* _What is being asked_
Your task is to write out only the lines running from the line with "Emit a Python" to the line with "0.986, 0.994, 0.998]", both ends kept, with no images.

------ Data extract ------

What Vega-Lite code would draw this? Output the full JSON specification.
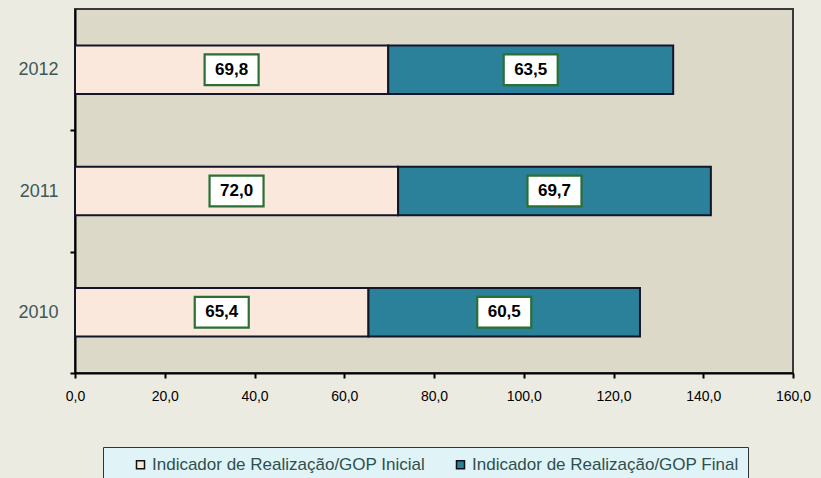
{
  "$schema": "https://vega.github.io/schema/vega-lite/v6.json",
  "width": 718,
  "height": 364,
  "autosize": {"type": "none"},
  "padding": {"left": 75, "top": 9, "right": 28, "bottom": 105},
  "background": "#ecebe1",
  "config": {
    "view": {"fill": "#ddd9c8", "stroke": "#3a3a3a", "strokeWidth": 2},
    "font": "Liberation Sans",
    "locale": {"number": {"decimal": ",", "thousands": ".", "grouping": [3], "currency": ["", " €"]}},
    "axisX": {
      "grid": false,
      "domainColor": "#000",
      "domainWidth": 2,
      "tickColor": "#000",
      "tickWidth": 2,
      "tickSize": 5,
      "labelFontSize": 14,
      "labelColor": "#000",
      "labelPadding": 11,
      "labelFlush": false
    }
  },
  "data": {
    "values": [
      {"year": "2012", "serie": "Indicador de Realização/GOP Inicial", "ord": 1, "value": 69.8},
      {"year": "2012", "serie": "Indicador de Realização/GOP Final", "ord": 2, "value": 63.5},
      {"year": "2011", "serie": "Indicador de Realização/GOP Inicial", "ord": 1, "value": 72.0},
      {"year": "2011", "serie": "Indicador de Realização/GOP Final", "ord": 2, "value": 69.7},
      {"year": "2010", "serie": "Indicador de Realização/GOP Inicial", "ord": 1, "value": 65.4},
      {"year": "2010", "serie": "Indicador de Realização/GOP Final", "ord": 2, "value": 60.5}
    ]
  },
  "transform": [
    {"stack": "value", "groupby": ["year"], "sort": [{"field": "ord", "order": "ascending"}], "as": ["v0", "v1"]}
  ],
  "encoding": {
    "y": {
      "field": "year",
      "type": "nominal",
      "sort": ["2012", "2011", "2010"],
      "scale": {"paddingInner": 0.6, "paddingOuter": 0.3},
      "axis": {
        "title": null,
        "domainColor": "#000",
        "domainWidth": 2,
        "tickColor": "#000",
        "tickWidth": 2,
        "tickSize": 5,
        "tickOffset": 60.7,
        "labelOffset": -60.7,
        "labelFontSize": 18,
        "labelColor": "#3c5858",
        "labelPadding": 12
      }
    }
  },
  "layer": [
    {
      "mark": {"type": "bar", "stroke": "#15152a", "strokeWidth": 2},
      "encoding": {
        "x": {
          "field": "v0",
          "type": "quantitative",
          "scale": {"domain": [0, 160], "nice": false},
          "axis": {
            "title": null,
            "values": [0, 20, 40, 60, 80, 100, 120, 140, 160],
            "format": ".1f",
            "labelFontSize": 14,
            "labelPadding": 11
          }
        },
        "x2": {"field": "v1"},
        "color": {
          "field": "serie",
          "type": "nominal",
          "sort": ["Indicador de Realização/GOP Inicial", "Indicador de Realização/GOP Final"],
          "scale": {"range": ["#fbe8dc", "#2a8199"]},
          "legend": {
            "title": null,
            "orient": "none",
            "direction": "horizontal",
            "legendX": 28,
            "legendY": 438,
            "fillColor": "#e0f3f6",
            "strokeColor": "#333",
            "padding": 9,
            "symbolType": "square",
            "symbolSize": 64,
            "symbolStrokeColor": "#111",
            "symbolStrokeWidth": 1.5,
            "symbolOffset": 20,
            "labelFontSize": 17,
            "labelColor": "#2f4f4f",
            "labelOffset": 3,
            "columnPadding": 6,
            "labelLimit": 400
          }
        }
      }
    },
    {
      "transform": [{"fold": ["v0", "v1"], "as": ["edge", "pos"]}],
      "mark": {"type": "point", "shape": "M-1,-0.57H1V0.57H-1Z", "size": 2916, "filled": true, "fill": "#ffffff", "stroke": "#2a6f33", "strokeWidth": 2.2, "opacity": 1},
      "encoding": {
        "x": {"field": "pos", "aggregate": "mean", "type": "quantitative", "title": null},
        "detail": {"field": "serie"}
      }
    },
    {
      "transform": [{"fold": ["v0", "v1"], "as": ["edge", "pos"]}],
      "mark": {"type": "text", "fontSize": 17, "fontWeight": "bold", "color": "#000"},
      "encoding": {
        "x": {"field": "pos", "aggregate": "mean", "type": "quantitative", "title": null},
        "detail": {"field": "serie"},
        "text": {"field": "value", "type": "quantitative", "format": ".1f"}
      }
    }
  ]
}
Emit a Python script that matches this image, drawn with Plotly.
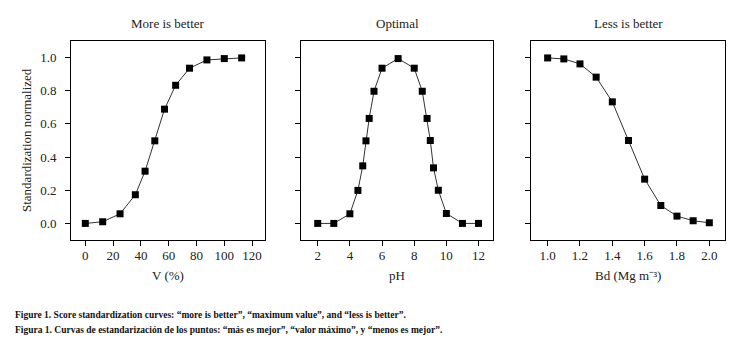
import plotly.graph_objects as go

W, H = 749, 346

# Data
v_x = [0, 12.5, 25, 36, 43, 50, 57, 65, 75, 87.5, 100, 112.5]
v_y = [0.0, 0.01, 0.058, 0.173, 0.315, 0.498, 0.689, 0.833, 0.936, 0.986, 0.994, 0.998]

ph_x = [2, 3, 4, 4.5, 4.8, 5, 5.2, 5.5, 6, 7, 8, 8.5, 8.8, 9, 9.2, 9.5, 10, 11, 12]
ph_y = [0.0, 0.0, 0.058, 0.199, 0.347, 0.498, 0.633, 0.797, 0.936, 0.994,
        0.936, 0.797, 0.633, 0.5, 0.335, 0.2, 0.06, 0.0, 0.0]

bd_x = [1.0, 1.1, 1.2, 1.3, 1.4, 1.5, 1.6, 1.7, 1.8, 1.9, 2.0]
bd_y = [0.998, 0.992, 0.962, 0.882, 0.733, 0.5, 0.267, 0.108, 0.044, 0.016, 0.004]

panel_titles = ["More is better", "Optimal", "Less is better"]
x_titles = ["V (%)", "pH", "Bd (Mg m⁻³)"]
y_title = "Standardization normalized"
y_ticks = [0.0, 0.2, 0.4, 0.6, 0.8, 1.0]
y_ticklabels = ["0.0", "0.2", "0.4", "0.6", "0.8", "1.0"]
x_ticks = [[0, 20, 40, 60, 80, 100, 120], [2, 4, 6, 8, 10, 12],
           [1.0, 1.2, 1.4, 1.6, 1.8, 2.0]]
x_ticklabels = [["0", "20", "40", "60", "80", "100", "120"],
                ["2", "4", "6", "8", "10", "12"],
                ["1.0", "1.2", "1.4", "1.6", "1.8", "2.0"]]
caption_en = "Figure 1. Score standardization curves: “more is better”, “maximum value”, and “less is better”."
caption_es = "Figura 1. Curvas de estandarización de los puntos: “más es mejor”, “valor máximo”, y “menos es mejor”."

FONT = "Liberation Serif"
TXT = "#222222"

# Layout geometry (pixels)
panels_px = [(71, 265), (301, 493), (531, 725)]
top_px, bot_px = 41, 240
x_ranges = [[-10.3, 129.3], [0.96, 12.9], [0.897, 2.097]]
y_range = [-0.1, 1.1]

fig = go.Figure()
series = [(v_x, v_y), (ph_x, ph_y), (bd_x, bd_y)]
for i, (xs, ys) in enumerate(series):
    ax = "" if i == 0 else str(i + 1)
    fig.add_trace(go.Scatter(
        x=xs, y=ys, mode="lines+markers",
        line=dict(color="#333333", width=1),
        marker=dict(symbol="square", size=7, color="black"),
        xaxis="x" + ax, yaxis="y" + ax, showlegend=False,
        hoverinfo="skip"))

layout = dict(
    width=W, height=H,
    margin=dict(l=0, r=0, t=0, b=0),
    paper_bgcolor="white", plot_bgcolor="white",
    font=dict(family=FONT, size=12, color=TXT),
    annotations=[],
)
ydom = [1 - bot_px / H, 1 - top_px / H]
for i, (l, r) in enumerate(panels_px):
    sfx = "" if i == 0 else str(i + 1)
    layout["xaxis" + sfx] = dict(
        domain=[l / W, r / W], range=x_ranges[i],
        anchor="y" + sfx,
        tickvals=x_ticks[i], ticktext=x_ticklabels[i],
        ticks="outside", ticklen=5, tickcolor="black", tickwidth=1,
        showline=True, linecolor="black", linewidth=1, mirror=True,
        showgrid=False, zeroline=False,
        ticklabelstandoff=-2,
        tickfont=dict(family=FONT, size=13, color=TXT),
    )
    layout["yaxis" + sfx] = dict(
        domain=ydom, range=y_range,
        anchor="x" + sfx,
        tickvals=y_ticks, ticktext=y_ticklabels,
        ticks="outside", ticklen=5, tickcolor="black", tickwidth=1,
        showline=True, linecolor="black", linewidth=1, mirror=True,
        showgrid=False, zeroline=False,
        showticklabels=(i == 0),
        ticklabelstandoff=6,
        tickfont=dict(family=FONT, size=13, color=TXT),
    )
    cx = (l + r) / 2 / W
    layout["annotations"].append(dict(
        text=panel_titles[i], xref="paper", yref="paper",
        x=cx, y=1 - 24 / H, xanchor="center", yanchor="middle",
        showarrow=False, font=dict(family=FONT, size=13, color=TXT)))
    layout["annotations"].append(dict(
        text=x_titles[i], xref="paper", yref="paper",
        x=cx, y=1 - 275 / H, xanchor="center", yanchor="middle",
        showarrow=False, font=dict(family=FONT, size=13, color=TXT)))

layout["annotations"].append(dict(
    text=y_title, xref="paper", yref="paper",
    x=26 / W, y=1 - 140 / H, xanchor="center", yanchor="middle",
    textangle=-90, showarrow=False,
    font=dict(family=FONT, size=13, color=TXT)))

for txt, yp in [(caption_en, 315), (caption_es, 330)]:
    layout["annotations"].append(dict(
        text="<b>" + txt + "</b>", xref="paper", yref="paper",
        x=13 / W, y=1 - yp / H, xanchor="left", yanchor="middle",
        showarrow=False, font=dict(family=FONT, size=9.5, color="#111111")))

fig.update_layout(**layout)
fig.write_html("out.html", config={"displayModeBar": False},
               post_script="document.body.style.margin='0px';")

------

* _Solution to this problem_
Emit a Python script that matches this image, drawn with Plotly.
import plotly.graph_objects as go

W, H = 749, 346

# Data
v_x = [0, 12.5, 25, 36, 43, 50, 57, 65, 75, 87.5, 100, 112.5]
v_y = [0.0, 0.01, 0.058, 0.173, 0.315, 0.498, 0.689, 0.833, 0.936, 0.986, 0.994, 0.998]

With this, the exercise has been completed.